I wouldn't get in debates about some "rules". Rules are sometimes temporary. History shows that clothes change. Trying to cling to something of the past is losing touch with reality. Tailors have always maneuvered to make whatever the best. Don't want to jump the game and find out the race is somewhere else. Style is rather conservative and when change seems to be coming conservative Tailors are very careful. You can lose major customers if you are not. Major customers bring in consistent money and they depend upon your judgment. What many, today, in their 40s and 50s and younger, don't seem to know is that not every suit they see a picture from the past is Style, but some are fashions. A number of times men who wore business suits to work, 30 - 40 year olds, were sent home because the suit was fashion. They would change into a business suits and go back to work. Reading the men's forums about suits these younger men don't know. They are trying to copy the past. Business is work and after work is fashions. But, that's not the whole story either. If the company pays the fee for golf club, yatch club and others your still working. And you have to dress appropriately. White Tie, Black Tie, business suits and maybe fashions included sometimes. Some of the tailor companies today tell rubbish. They don't seem agile anymore. Nor are they connected to culture. They are just making up rules to please themselves. American and British cultures are not the same. A good tailor gives advice to the appropriate culture they are making for. My grandfather went through the body suits to lounge suits change. This is a major change. When was the last time you went to the bank to get a $40 million loan wearing a frock coat? The lounge coats have been around long before I was born. It is so normal. I don't think most people can comprehend the major change that it was. Body coats are very different. Don't get hung up on rules. They are temporary. Tailors have always had to go with the future, or get left in the dust of history.


Hendrick

I agree that change keeps the motor running (as it should!). There are no real rules, just business codes. Think about meeting your architect for the first time and he's wearing Balenciaga sneakers and an Acne funny face sweatshirt. So o.k., hes's a creative, right? Now immagine the same on you new financial advisor... My personal problem with the DB lapel on a SB coat is that it is too short to have the substance it needs, that is why I used a single button on the women's jacket; it gives the lapel more stretch...

Greger

In the 60s what banker would be wearing DB lapel on a SB coat? That would be fashion. A fun coat. Today, it would easily pass.
A based coat every seam, pocket, collar design, shoulder dimensions, etc can be changed. Can't say that for Mass-production.
Schneider, your children do not know what fashion is. Nor, how to get the best from it.

SO_tailor

Quote from: SO_tailor on February 21, 2023, 10:10:08 AM
"
Quote from: Steelmillal on February 17, 2023, 05:14:23 AM

*single-breasted Suit has peaked lapels*
"double-breasted revers on a single-breasted coat. A sartorial crime."

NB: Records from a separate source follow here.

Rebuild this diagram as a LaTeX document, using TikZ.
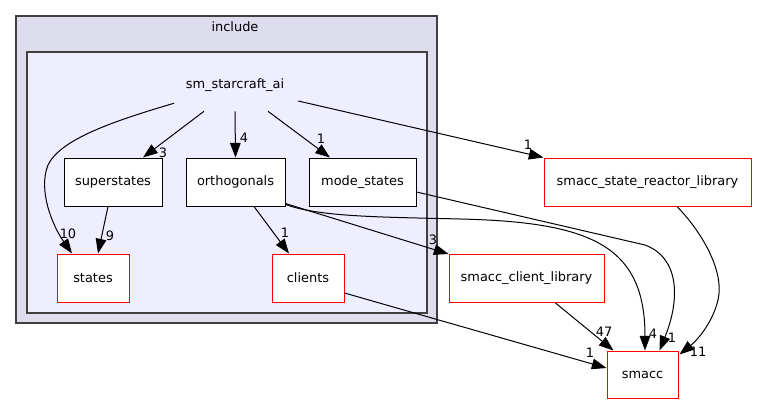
\documentclass[tikz,border=0pt]{standalone}
\usepackage{fontspec}
\setmainfont{DejaVu Sans}
\usetikzlibrary{arrows.meta,calc}
\definecolor{clout}{HTML}{DDDDEE}
\definecolor{clin}{HTML}{EEEEFF}
\definecolor{clborder}{HTML}{404040}
\begin{document}
\begin{tikzpicture}[x=0.75pt,y=-0.75pt,font=\fontsize{9.7}{11}\selectfont,
  box/.style={draw=black, fill=white, line width=0.75pt, minimum height=36pt, inner sep=0pt},
  redbox/.style={box, draw=red},
  edge/.style={draw=black, line width=0.75pt, -{Triangle[length=11pt,width=8pt]}},
  lbl/.style={inner sep=0pt}]
\useasboundingbox (0,0) rectangle (757,404);
% clusters
\draw[fill=clout, draw=clborder, line width=0.9pt] (16,16) rectangle (437,323);
\node[lbl] (inctitle) at (235,27) {include};
\draw[fill=clin, draw=clborder, line width=0.9pt] (27,52) rectangle (427,313);
\node[minimum width=93pt, minimum height=39pt, inner sep=0pt] (sm) at (235,85) {sm\_starcraft\_ai};
% nodes
\node[box, minimum width=73.5pt] (superstates) at (113,182) {superstates};
\node[box, minimum width=74.25pt] (orth) at (235.5,182) {orthogonals};
\node[box, minimum width=80.25pt] (mode) at (362.5,182) {mode\_states};
\node[redbox, minimum width=54pt] (states) at (93,278) {states};
\node[redbox, minimum width=54pt] (clients) at (308,278) {clients};
\node[redbox, minimum width=155.25pt] (reactor) at (647.5,182) {smacc\_state\_reactor\_library};
\node[redbox, minimum width=116.25pt] (clientlib) at (526.5,278.5) {smacc\_client\_library};
\node[redbox, minimum width=53.25pt, minimum height=35.25pt] (smacc) at (642.5,374.5) {smacc};
% edges
\draw[edge] ($(sm.south)+(-61,-8)$) .. controls (110,122) and (60,140) .. (48,165)
   .. controls (38,190) and (52,225) .. ($(states.north)+(-21,0)$);
\node[lbl] (l1) at (68,234) {10};
\draw[edge] ($(sm.south)+(-31,0)$) -- ($(superstates.north)+(30,0)$);
\node[lbl] (l2) at (163,153) {3};
\draw[edge] (sm.south) -- (orth.north);
\node[lbl] (l3) at (244,138) {4};
\draw[edge] ($(sm.south)+(33,0)$) -- ($(mode.north)+(-32.5,0)$);
\node[lbl] (l4) at (321,139) {1};
\draw[edge] ($(sm.east)+(1,16)$) -- (reactor.north west);
\node[lbl] (l5) at (528,145) {1};
\draw[edge] ($(superstates.south)+(-5,0)$) -- ($(states.north)+(5,0)$);
\node[lbl] (l6) at (110,236) {9};
\draw[edge] ($(orth.south)+(18.5,0)$) -- ($(clients.north)+(-19,0)$);
\node[lbl] (l7) at (285,233) {1};
\draw[edge] ($(orth.south east)+(0,-3)$) -- (clientlib.north west);
\node[lbl] (l8) at (433,240) {3};
\draw[edge] ($(orth.south east)+(0,-2)$) .. controls (320,217) and (380,217) .. (460,219)
   .. controls (590,222) and (645,245) .. ($(smacc.north)+(2.5,0)$);
\node[lbl] (l9) at (653,334) {4};
\draw[edge] ($(mode.east)+(0,10)$) -- (645,245) .. controls (680,258) and (680,300) .. ($(smacc.north)+(17,0)$);
\node[lbl] (l10) at (672,338) {1};
\draw[edge] ($(reactor.south)+(29.5,0)$) .. controls (700,230) and (725,270) .. (718,300)
   .. controls (712,325) and (695,342) .. ($(smacc.north east)+(1,4)$);
\node[lbl] (l11) at (698,352) {11};
\draw[edge] ($(clientlib.south)+(29,0)$) -- ($(smacc.north)+(-29,0)$);
\node[lbl] (l12) at (604,332) {47};
\draw[edge] ($(clients.east)+(0,15)$) -- ($(smacc.west)+(0,-6.5)$);
\node[lbl] (l13) at (590,353) {1};
\end{tikzpicture}
\end{document}
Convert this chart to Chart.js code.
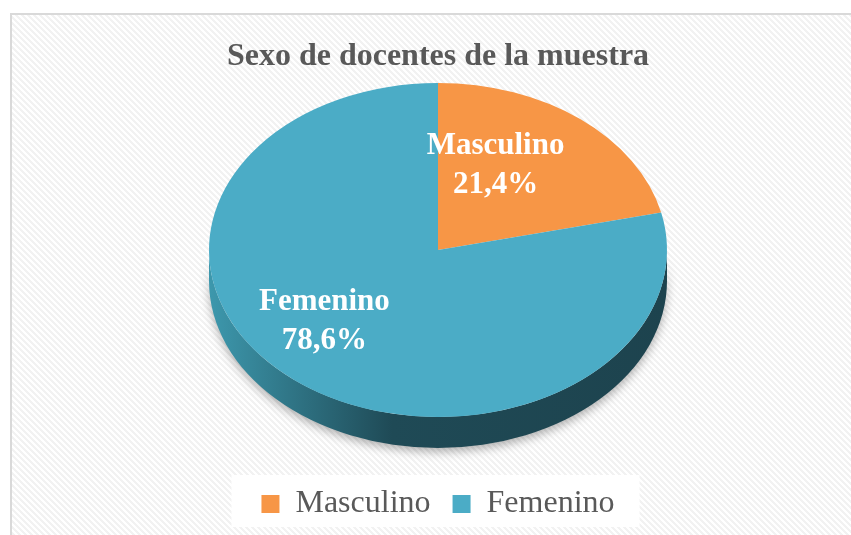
<!DOCTYPE html>
<html>
<head>
<meta charset="utf-8">
<script src="https://cdn.jsdelivr.net/npm/chart.js@4.4.1/dist/chart.umd.min.js"></script>
<style>
  body { margin: 0; background: #ffffff; }
  #chart { display: block; }
</style>
</head>
<body>
<canvas id="chart" width="851" height="535"></canvas>
<script>
const categories = ["Masculino", "Femenino"];
const percentages = [21.4, 78.6];
const titleText = "Sexo de docentes de la muestra";

const sliceColors = ["#F79646", "#4BACC6"];
// side (3d wall) gradient colours per slice
const sideColors = [
  ["#d47a33", "#8c4a1a", "#8a4818"],
  ["#3d98ad", "#1f4a56", "#1d434e"]
];

const serif = "'Liberation Serif', 'Times New Roman', serif";

// ellipse look of the pie
const PIE_CY = 250;
const PIE_RX = 229;
const PIE_RY = 167;
const DEPTH = 31;
const LABEL_R = 0.6;
const LABEL_DX = -28;
const LABEL_DY = -7;

function stripes() {
  let c = document.createElement("canvas");
  c.width = 6; c.height = 6;
  let g = c.getContext("2d");
  g.fillStyle = "#ffffff";
  g.fillRect(0, 0, 6, 6);
  g.fillStyle = "#f2f2f2";
  for (let y = 0; y < 6; y++) {
    for (let x = 0; x < 6; x++) {
      if (((x - y) % 6 + 6) % 6 < 3) g.fillRect(x, y, 1, 1);
    }
  }
  return c;
}

function ellipsePoint(cx, t) {
  return [cx + PIE_RX * Math.cos(t), PIE_CY + PIE_RY * Math.sin(t)];
}

const pie3d = {
  id: "pie3d",
  beforeDraw(chart) {
    const ctx = chart.ctx;
    ctx.save();
    ctx.fillStyle = "#ffffff";
    ctx.fillRect(0, 0, chart.width, chart.height);
    ctx.fillStyle = ctx.createPattern(stripes(), "repeat");
    ctx.fillRect(11, 14, chart.width - 11, chart.height - 14);
    ctx.strokeStyle = "#d9d9d9";
    ctx.lineWidth = 2;
    ctx.beginPath();
    ctx.moveTo(11, chart.height);
    ctx.lineTo(11, 14);
    ctx.lineTo(chart.width, 14);
    ctx.stroke();

    // white box behind legend
    const boxes = chart.legend.legendHitBoxes;
    if (boxes && boxes.length) {
      let l = Math.min(...boxes.map(b => b.left));
      let r = Math.max(...boxes.map(b => b.left + b.width));
      let t = Math.min(...boxes.map(b => b.top));
      let bt = Math.max(...boxes.map(b => b.top + b.height));
      ctx.fillStyle = "#ffffff";
      ctx.fillRect(l - 30, t - 13, r - l + 55, bt - t + 20);
    }
    ctx.restore();
  },
  beforeDatasetsDraw(chart) {
    const ctx = chart.ctx;
    const meta = chart.getDatasetMeta(0);
    const first = meta.data[0];
    const cx = first.x;

    // side wall, only the front half (0..PI) is visible
    meta.data.forEach((arc, i) => {
      for (const shift of [0, -2 * Math.PI, 2 * Math.PI]) {
        let a0 = Math.max(arc.startAngle + shift, 0);
        let a1 = Math.min(arc.endAngle + shift, Math.PI);
        if (a1 <= a0) continue;
        const p0 = ellipsePoint(cx, a0);
        const grad = ctx.createLinearGradient(cx - PIE_RX, 0, cx + PIE_RX, 0);
        grad.addColorStop(0, sideColors[i][0]);
        grad.addColorStop(0.4, sideColors[i][1]);
        grad.addColorStop(1, sideColors[i][2]);
        ctx.save();
        ctx.shadowColor = "rgba(0,0,0,0.3)";
        ctx.shadowBlur = 10;
        ctx.shadowOffsetY = 4;
        ctx.fillStyle = grad;
        ctx.beginPath();
        ctx.moveTo(p0[0], p0[1]);
        ctx.ellipse(cx, PIE_CY + DEPTH, PIE_RX, PIE_RY, 0, a0, a1);
        ctx.ellipse(cx, PIE_CY, PIE_RX, PIE_RY, 0, a1, a0, true);
        ctx.closePath();
        ctx.fill();
        ctx.restore();
      }
    });

    // squash the round pie into the ellipse top face
    const r = first.outerRadius;
    ctx.save();
    ctx.translate(cx, PIE_CY);
    ctx.scale(PIE_RX / r, PIE_RY / r);
    ctx.translate(-first.x, -first.y);
  },
  afterDatasetsDraw(chart) {
    const ctx = chart.ctx;
    ctx.restore();
    const meta = chart.getDatasetMeta(0);
    ctx.save();
    ctx.fillStyle = "#ffffff";
    ctx.font = "bold 31px " + serif;
    ctx.textAlign = "center";
    ctx.textBaseline = "middle";
    meta.data.forEach((arc, i) => {
      const mid = (arc.startAngle + arc.endAngle) / 2;
      const x = arc.x + PIE_RX * LABEL_R * Math.cos(mid) + LABEL_DX;
      const y = PIE_CY + PIE_RY * LABEL_R * Math.sin(mid) + LABEL_DY;
      ctx.fillText(categories[i], x, y - 19);
      ctx.fillText(percentages[i].toFixed(1).replace(".", ",") + "%", x, y + 20);
    });
    ctx.restore();
  }
};

new Chart(document.getElementById("chart"), {
  type: "pie",
  data: {
    labels: categories,
    datasets: [{
      data: percentages,
      backgroundColor: sliceColors,
      borderWidth: 0,
      clip: false
    }]
  },
  options: {
    responsive: false,
    animation: false,
    events: [],
    layout: { padding: { left: 25, right: 0, top: 0, bottom: 5 } },
    plugins: {
      title: {
        display: true,
        text: titleText,
        color: "#595959",
        font: { family: serif, size: 32, weight: "bold" },
        padding: { top: 38, bottom: 10 }
      },
      legend: {
        position: "bottom",
        labels: {
          color: "#595959",
          font: { family: serif, size: 32 },
          boxWidth: 18,
          boxHeight: 18,
          padding: 22
        }
      },
      tooltip: { enabled: false }
    }
  },
  plugins: [pie3d]
});
</script>
</body>
</html>
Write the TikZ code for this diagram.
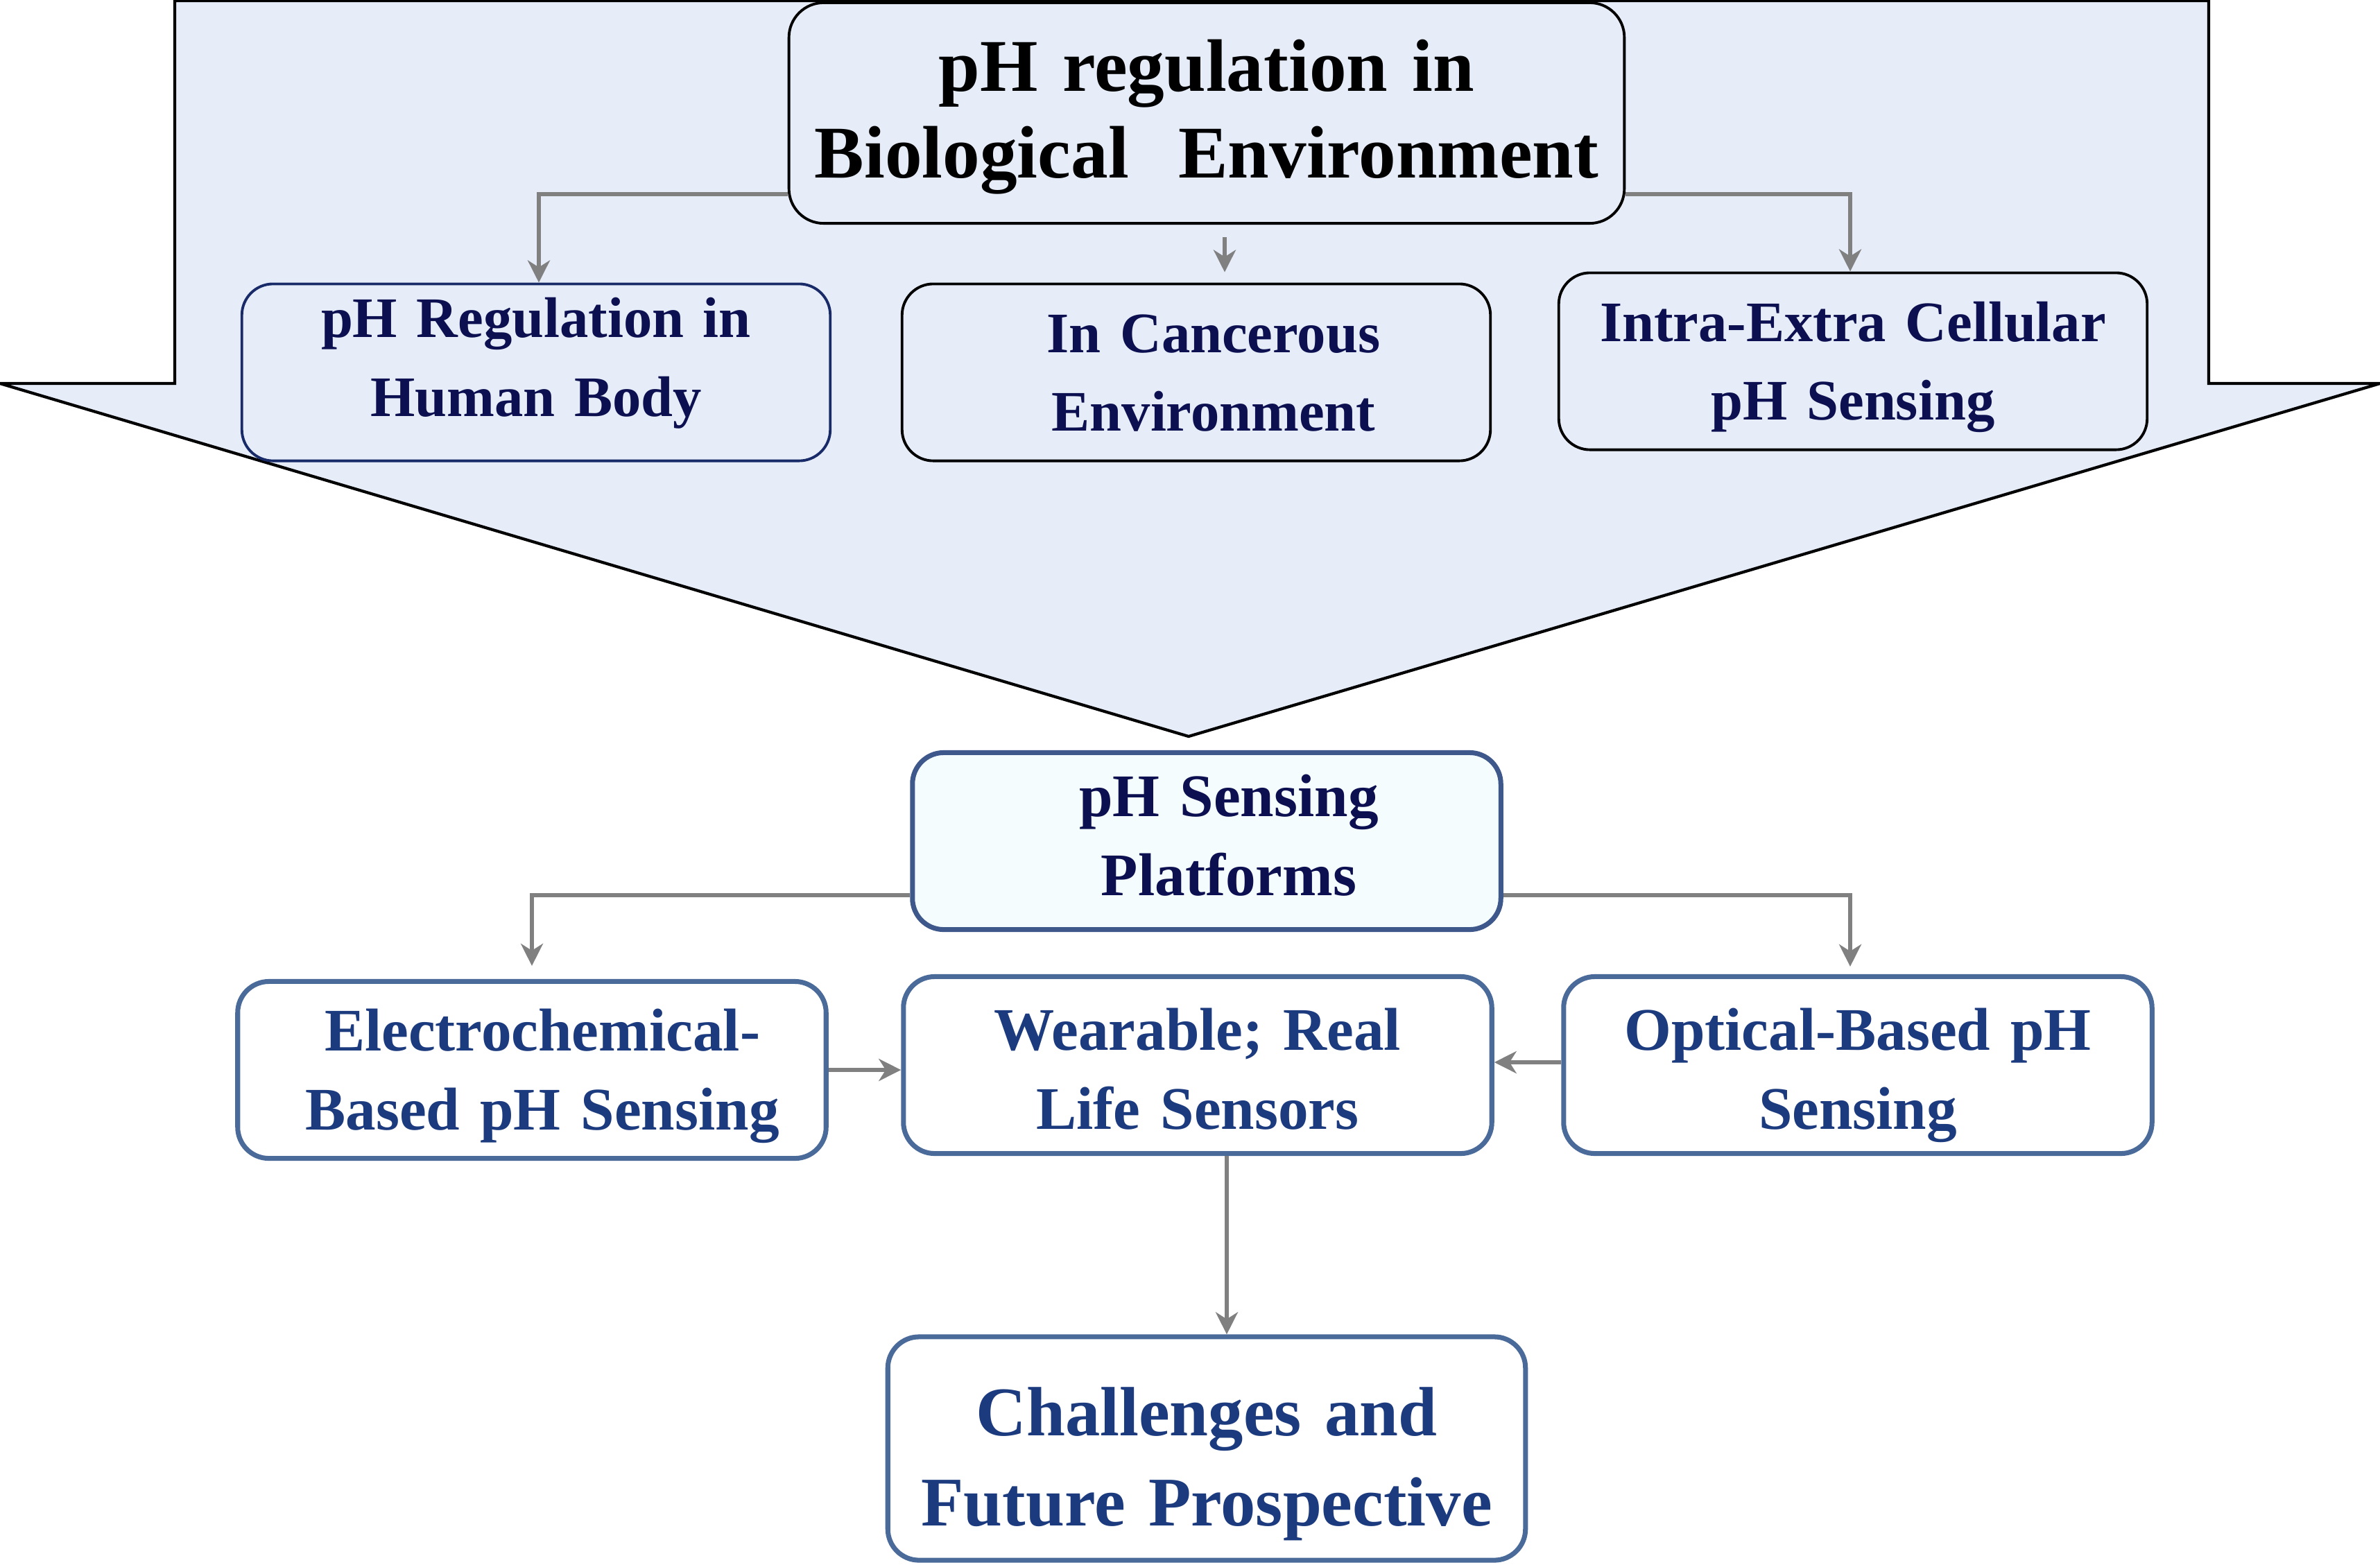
\documentclass[tikz,border=0pt]{standalone}
\usepackage{fontspec}
\setmainfont{Liberation Serif}
\usetikzlibrary{arrows.meta,calc}
\definecolor{bgblue}{RGB}{230,237,249}
\definecolor{navyT}{RGB}{12,16,80}
\definecolor{navyB}{RGB}{24,42,104}
\definecolor{lowT}{RGB}{28,58,126}
\definecolor{lowB}{RGB}{74,106,154}
\definecolor{spfill}{RGB}{244,252,254}
\definecolor{arrgray}{RGB}{128,128,128}
\tikzset{
  upbox/.style={draw=black, line width=1.1pt, fill=bgblue, rounded corners=0.45cm,
    minimum width=8.48cm, minimum height=2.55cm, text width=8.2cm, align=center,
    text=navyT, font=\bfseries\fontsize{23.5}{32.4}\selectfont, inner sep=0pt,
    text height=8pt+#1, text depth=24.5pt-#1},
  upbox/.default=0pt,
  lowbox/.style={draw=lowB, line width=2pt, fill=white, rounded corners=0.45cm,
    minimum width=8.48cm, minimum height=2.55cm, text width=8.2cm, align=center,
    text=lowT, font=\bfseries\fontsize{24.8}{32.4}\selectfont, inner sep=0pt,
    text height=8pt+#1, text depth=23.9pt-#1},
  lowbox/.default=0pt,
  arr/.style={draw=arrgray, line width=1.6pt, -{Stealth[length=0.32cm,width=0.32cm,inset=0.1cm]}},
}
\begin{document}
\begin{tikzpicture}[x=0.01cm,y=-0.01cm]
\useasboundingbox (0,0) rectangle (3432,2256);
% big arrow shape
\draw[fill=bgblue, draw=black, line width=1.2pt]
  (252,1) -- (3185,1) -- (3185,553) -- (3432,553) -- (1714,1062) -- (0,553) -- (252,553) -- cycle;
% top title
\node[draw=black, line width=1.1pt, fill=bgblue, rounded corners=0.5cm,
  minimum width=12.04cm, minimum height=3.18cm, text width=11.6cm, align=center,
  font=\bfseries\fontsize{30.5}{35.5}\selectfont, inner sep=0pt,
  text height=8pt-1.2pt, text depth=23.4pt+1.2pt] (top) at (1740,163)
  {pH regulation in\\Biological\ \ Environment};
% second row
\node[upbox=-6.2pt, draw=navyB] (hb) at (773,537) {pH Regulation in\\Human Body};
\node[upbox] (ce) at (1725,537) {\hspace*{0.5cm}In Cancerous\\\hspace*{0.5cm}Environment};
\node[upbox] (ie) at (2672,521) {Intra-Extra Cellular\\pH Sensing};
\draw[arr] ($(top.west)+(0,117)$) -| ([xshift=0.04cm]hb.north) ;
\draw[arr] ($(top.east)+(0,117)$) -| ([xshift=-0.04cm]ie.north);
\draw[arr] ($(top.south)+(26,18)$) -- ($(ce.north)+(41,-15)$);
% lower
\node[lowbox=-2.2pt, fill=spfill, draw=lowB!80!navyT] (sp) at (1740,1213)
  {\hspace*{0.64cm}\textcolor{navyT}{pH Sensing}\\\hspace*{0.64cm}\textcolor{navyT}{Platforms}};
\node[lowbox] (el) at (767,1543) {\hspace*{0.3cm}Electrochemical-\\\hspace*{0.3cm}Based pH Sensing};
\node[lowbox=1.9pt] (we) at (1727,1536) {Wearable; Real\\Life Sensors};
\node[lowbox=1.9pt] (op) at (2679,1536) {Optical-Based pH\\Sensing};
\node[draw=lowB, line width=2pt, fill=white, rounded corners=0.45cm,
  minimum width=9.19cm, minimum height=3.22cm, text width=9cm, align=center,
  text=lowT, inner sep=0pt, font=\bfseries\fontsize{28.6}{37}\selectfont,
  text height=8pt+3.7pt, text depth=26.1pt-3.7pt] (ch) at (1740,2089)
  {Challenges and\\Future Prospective};
\draw[arr, shorten >=0.19cm] ($(sp.west)+(0,78)$) -| (el.north);
\draw[arr, shorten >=0.11cm] ($(sp.east)+(0,78)$) -| ([xshift=-0.11cm]op.north);
\draw[arr] (el.east) -- (el.east -| we.west);
\draw[arr] ($(op.west)+(0,-4)$) -- ($(op.west -| we.east)+(0,-4)$);
\draw[arr] ($(we.south)+(42,0)$) -- ($(ch.north)+(29,0)$);
\end{tikzpicture}
\end{document}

Is this a high level tailoring joke I don't get?

I just realized that this image was making fun of the advert,  sorry guys ::).
—Solomon/Sol

SO_tailor

Quote from: Hendrick on February 21, 2023, 09:05:49 PM
I agree that change keeps the motor running (as it should!). There are no real rules, just business codes. Think about meeting your architect for the first time and he's wearing Balenciaga sneakers and an Acne funny face sweatshirt. So o.k., hes's a creative, right? Now immagine the same on you new financial advisor... My personal problem with the DB lapel on a SB coat is that it is too short to have the substance it needs, that is why I used a single button on the women's jacket; it gives the lapel more stretch...
IMO I think DB lapels on a SB are good for slim Jim's who want to look more athletic, the peak helps give the illusion of that V shape.
—Solomon/Sol

Hendrick

Absolutely; when long enough, nothing does that better. But somehow, peak lapels always remind me of more formal styles like dinner jackets and tailcoats... I have a book somewhere that says that during the jazz age, late 20s or about, peak lapels were adapted by the very daring into daywear. For some time, during the80s, japanese menswear (Matsuda, Takeo Kikuchi, Yohji Yamamoto etc.) designers were hugely influenced by that style period with some interesting results (not to mention the excessive use of rayons, acethates and the like!)

Schneiderfrei

And peak lapels always for a blazer.